Calculate how much the overall welfare gain (or loss) of the country would be in case the government decides to introduce a tariff of $ 100 per ton of steel. Assume thereby that the supply curve is given by \[ P^s=400+\frac{1}{2}Q^s \] and the demand curve is given by \[ P^d=1500-\frac{1}{2}Q^d. \] These curves are also shown in the figure below.
What would be the tariff so high that it makes an import of steel prohibitively expensive.
What would be the world market price so low that it makes any domestic production unprofitable.
What would be the world market price so high that the country exports steel.

Solution 26.1. Tariff (Exercise 26.1)

By analogy with Figure 26.5, here we should compare the two gray triangles with area $c_2$.

The price per metric ton of steel from foreign suppliers will be $699 because government will charge $100 on each ton of steel which is now worth $599 on world markets.
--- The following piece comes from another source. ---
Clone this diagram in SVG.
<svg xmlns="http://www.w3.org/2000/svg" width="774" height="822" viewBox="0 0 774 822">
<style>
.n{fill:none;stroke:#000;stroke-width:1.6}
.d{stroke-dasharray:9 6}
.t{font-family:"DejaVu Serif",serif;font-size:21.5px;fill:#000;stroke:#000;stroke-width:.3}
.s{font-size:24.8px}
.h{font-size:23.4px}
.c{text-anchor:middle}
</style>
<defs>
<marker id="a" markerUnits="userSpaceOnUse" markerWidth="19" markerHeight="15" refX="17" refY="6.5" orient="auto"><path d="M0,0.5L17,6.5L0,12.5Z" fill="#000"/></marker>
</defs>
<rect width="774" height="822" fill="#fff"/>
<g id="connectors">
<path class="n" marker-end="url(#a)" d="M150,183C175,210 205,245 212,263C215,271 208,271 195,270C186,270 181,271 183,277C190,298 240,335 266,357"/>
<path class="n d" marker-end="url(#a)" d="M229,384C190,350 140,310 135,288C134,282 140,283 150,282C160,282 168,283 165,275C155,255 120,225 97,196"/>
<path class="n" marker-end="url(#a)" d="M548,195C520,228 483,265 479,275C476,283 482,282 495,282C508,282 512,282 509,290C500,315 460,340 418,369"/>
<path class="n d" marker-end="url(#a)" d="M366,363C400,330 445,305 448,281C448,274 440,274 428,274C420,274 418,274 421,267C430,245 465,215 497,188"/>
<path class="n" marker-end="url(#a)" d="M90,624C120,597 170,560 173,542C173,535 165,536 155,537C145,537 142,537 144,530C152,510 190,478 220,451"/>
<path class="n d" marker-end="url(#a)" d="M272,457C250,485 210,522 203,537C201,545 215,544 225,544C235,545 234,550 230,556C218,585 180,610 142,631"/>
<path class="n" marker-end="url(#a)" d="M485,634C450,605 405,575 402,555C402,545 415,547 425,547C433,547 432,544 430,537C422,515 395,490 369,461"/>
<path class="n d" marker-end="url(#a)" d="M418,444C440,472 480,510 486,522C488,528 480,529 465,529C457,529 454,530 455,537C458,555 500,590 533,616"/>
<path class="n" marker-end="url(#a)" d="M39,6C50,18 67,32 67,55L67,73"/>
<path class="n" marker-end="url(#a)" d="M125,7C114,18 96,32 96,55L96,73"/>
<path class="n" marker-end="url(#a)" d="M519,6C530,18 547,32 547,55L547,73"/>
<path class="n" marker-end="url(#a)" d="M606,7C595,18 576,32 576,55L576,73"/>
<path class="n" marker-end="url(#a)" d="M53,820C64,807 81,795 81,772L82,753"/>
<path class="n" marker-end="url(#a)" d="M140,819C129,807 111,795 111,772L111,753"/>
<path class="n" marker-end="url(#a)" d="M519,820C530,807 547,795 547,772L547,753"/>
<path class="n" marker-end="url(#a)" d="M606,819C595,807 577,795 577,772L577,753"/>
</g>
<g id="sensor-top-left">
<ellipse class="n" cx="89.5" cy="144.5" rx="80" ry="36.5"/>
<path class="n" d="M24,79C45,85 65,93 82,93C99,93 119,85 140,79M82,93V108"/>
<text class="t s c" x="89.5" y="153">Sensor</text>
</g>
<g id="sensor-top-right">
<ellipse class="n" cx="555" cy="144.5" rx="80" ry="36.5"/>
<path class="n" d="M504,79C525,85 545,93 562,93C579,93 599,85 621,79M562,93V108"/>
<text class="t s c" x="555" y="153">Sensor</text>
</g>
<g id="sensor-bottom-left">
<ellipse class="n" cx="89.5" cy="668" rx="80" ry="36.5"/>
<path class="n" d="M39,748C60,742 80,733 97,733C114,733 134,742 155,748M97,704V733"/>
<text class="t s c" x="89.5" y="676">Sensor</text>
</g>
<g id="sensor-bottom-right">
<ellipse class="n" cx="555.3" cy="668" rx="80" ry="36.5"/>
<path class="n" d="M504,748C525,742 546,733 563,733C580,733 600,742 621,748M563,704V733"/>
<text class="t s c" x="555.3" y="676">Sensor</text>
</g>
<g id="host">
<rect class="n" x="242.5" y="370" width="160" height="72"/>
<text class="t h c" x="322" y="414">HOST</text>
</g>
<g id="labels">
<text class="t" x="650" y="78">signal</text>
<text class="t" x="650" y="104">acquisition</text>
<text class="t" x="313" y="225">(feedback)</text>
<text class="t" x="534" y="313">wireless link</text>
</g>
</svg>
As $699 is still below the autarky price of $950, domestic suppliers will set prices to be equal to $699. Thus,

\[\begin{align*} 699&=400+\frac{1}{2}Q^s \Leftrightarrow Q^s=598\\ 699&=1500-\frac{1}{2}Q^d \Leftrightarrow Q^d=1602\\ 1602-598 &=1004 \end{align*}\] That means, at a price of $699 domestic supply is 598 and domestic demand is 1602 tons of steel. 1004 tons will be imported.

To calculate the welfare loss (the two triangles), we can calculate the left triangle only and double it (please note that this is only possible if both triangles really have the same size which is only the case if both supply and demand curves have the same slope in absolute terms!): \[\begin{align*} & \overbrace{\left(\underbrace{(598-400)}_{\text{loss in quantity}}\cdot \underbrace{\frac{1}{2}}_{\text{to get the triangle}}\cdot \underbrace{(699-600)}_{\text{increase in price}}\right)}^{\text{left triangle}} \cdot \overbrace{2}^{\text{right triangle is of same size}}\\ &=9801\cdot 2\\ &=19602 \end{align*}\] The welfare gain (the new square that is due to the change in world market price, a.k.a. $c_2$) is \[ 1004 \text{tons} \cdot 1 \left[ \frac{\text{\$}}{\text{tons}} \right] = 1004 \text{\$}. \] Thus, overall welfare gain is \[ 1004-19602=-18598. \] That means, the welfare loss exceeds the welfare gain by $ 18598.

\[\begin{align*} 400+\frac{1}{2}Q&=1500-\frac{1}{2}Q\\ \Leftrightarrow Q&=1100\\ P^s&=400+\frac{1}{2}\cdot 1100\\ P^s&=950 \end{align*}\] At a price above $950, no steel would be imported. Thus, a tariff must be so high that the price of foreign steel within the country exceeds $950, that is, $P^W+t>950$. Assuming that the world market price would have a lower bound of $599, that is, any tariff above $100 would not decrease the world market price any further, a tariff of $351 (950-599=351) would make imported steel prohibitively expensive.

Below a price of $400 any domestic production would be unprofitable because the supply curve tells us that no domestic producer would be able to supply anything at and below the price of $400. To proof that just set $Q^s=0$ in the function of the supply curve and you get $P^s=400$.
At a world market price above $950, it would be profitable to export steel because domestic supply exceeds domestic demand and the world market price is higher than the production costs.